I see no meaningful distinction between Ramirez and this case. Bonnin asserts a premises-defect claim against TSU based on an allegedly dangerous condition that Bonnin plainly alleges was due to the design of the waterway and/or the design of renovations to the waterway. The alleged defects of the waterway identified in Bon-nin’s pleadings are the hydraulic properties of the spillway resulting from the 2001 repairs and the lack of safety features installed beneath the restaurant. At the jurisdictional hearing, Bonnin offered an expert report that explained a method by which the dam’s design could have been remedied in order to avoid the accident— covering the caverns beneath the restaurant. As in Ramirez, the alleged defective condition of the waterway in this case reflects design decisions by a state governmental entity. Even according to Bonnin’s own allegations, the turbulent undertow was a result of design decisions. Therefore, in accordance with the Texas Supreme Court’s Ramirez opinion, I would hold that there is no need to remand this case because the pleadings and the evidence affirmatively demonstrate that all of Bonnin’s complaints concern discretionary decisions for which the State retains immunity from suit under section 101.056 of the Act.1 See id. at 867-68.
Bonnin’s pleadings and jurisdictional facts affirmatively negate the existence of *67jurisdiction.
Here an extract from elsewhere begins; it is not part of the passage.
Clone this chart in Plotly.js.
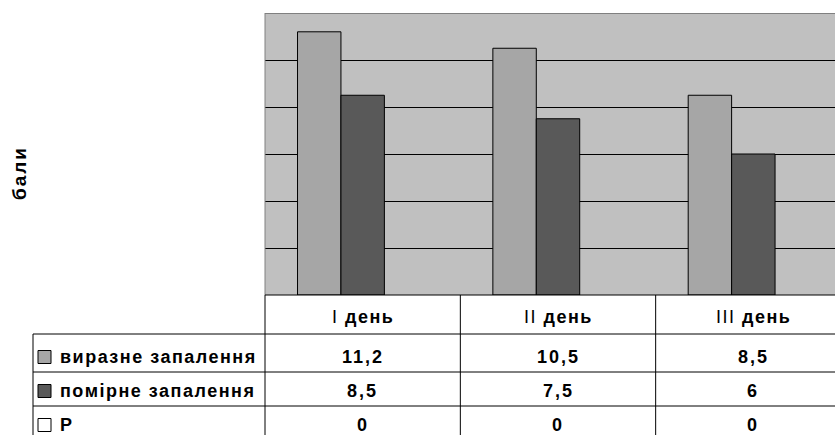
<!DOCTYPE html>
<html>
<head>
<meta charset="utf-8">
<script src="https://cdn.plot.ly/plotly-3.0.1.min.js"></script>
<style>
html, body { margin: 0; padding: 0; overflow: hidden; background: #fff; }
#chart { width: 860px; height: 435px; }
</style>
</head>
<body>
<div id="chart"></div>
<script>
// ---- data ----
const categories = ['I день', 'II день', 'III день'];
const seriesNames = ['виразне запалення', 'помірне запалення', 'P'];
const vyrazne = [11.2, 10.5, 8.5];
const pomirne = [8.5, 7.5, 6];
const pValues = [0, 0, 0];
const yAxisTitle = 'бали';

const seriesValues = [vyrazne, pomirne, pValues];
const seriesColors = ['#A6A6A6', '#595959', '#FFFFFF'];

// ---- pixel helpers (plot area: x 265..851, y 13..295) ----
const L = 265, R = 851, T = 13, B = 295;
const px = x => (x - L) / (R - L);
const py = y => (B - y) / (B - T);

const FONT = 'Liberation Sans, Arial, sans-serif';
const sp = (t, s) => '<span style="letter-spacing:' + s + 'px">' + t + '</span>';

const traces = seriesValues.map((vals, i) => ({
  type: 'bar',
  name: seriesNames[i],
  x: categories,
  y: vals,
  marker: { color: seriesColors[i], line: { color: '#000', width: i < 2 ? 1 : 0 } },
  hoverinfo: 'skip'
}));

const shapes = [];
const line = (x0, y0, x1, y1, color) => shapes.push({
  type: 'line', xref: 'paper', yref: 'paper',
  x0: px(x0), y0: py(y0), x1: px(x1), y1: py(y1),
  line: { color: color || '#000', width: 1 }
});

// plot borders
line(265, 13.5, 860, 13.5, '#808080');
line(265, 13, 265, 295, '#808080');
// table
line(265, 295, 860, 295);
const rowLines = [334, 372, 406];
rowLines.forEach(y => line(33, y, 860, y));
line(33, 334, 33, 440);
line(265, 295, 265, 440);
[0.5, 1.5].forEach(c => shapes.push({
  type: 'line', xref: 'x', yref: 'paper', x0: c, x1: c, y0: py(295), y1: py(440),
  line: { color: '#000', width: 1 }
}));

const rowCenters = [357, 391, 425];
const annotations = [];

// y title
annotations.push({
  xref: 'paper', yref: 'paper', x: px(20), y: py(173),
  text: '<b>' + sp(yAxisTitle, 2) + '</b>', textangle: -90, showarrow: false,
  font: { family: FONT, size: 19, color: '#000' }, xanchor: 'center', yanchor: 'middle'
});

// header
categories.forEach((c, i) => {
  const parts = c.split(' ');
  annotations.push({
    xref: 'x', yref: 'paper', x: i, y: py(317),
    text: sp(parts[0] + ' <b>' + parts.slice(1).join(' ') + '</b>', 1.5),
    showarrow: false, xanchor: 'center', yanchor: 'middle',
    font: { family: FONT, size: 18, color: '#000' }
  });
});

// rows
seriesValues.forEach((vals, r) => {
  shapes.push({
    type: 'rect', xref: 'paper', yref: 'paper',
    x0: px(38), x1: px(51), y0: py(rowCenters[r] - 6.5), y1: py(rowCenters[r] + 6.5),
    fillcolor: seriesColors[r], line: { color: '#000', width: 1 }
  });
  annotations.push({
    xref: 'paper', yref: 'paper', x: px(58), y: py(rowCenters[r]),
    text: '<b>' + sp(seriesNames[r], 1.5) + '</b>', showarrow: false,
    xanchor: 'left', yanchor: 'middle',
    font: { family: FONT, size: 18, color: '#000' }
  });
  vals.forEach((v, i) => {
    annotations.push({
      xref: 'x', yref: 'paper', x: i, y: py(rowCenters[r]),
      text: '<b>' + sp(String(v).replace('.', ','), 2) + '</b>', showarrow: false,
      xanchor: 'center', yanchor: 'middle',
      font: { family: FONT, size: 18, color: '#000' }
    });
  });
});

const layout = {
  width: 860, height: 435,
  margin: { l: L, r: 860 - R, t: T, b: 435 - B, pad: 0 },
  paper_bgcolor: '#FFFFFF',
  plot_bgcolor: '#C0C0C0',
  barmode: 'group',
  bargap: 0.333,
  bargroupgap: 0,
  showlegend: false,
  xaxis: {
    type: 'category', range: [-0.5, 2.5], showticklabels: false, ticks: '',
    showgrid: false, zeroline: false, showline: false, fixedrange: true
  },
  yaxis: {
    range: [0, 12], dtick: 2, showticklabels: false, ticks: '',
    showgrid: true, gridcolor: '#000', gridwidth: 1, zeroline: false,
    showline: false, fixedrange: true
  },
  shapes: shapes,
  annotations: annotations,
  font: { family: FONT }
};

Plotly.newPlot('chart', traces, layout, { displayModeBar: false, staticPlot: true });
</script>
</body>
</html>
Consequently, in addition to reversing the district court’s order denying TSU’s plea to the jurisdiction, I would dismiss Bonnin’s suit against TSU for lack of subject-matter jurisdiction.
. Since the discretionaiy-acts exception of the Tort Claims Act is dispositive of all claims, there is no need for this Court to address the issues raised in TSU's remaining points on appeal — the recreational-use statute and the negligent use of tangible personal property.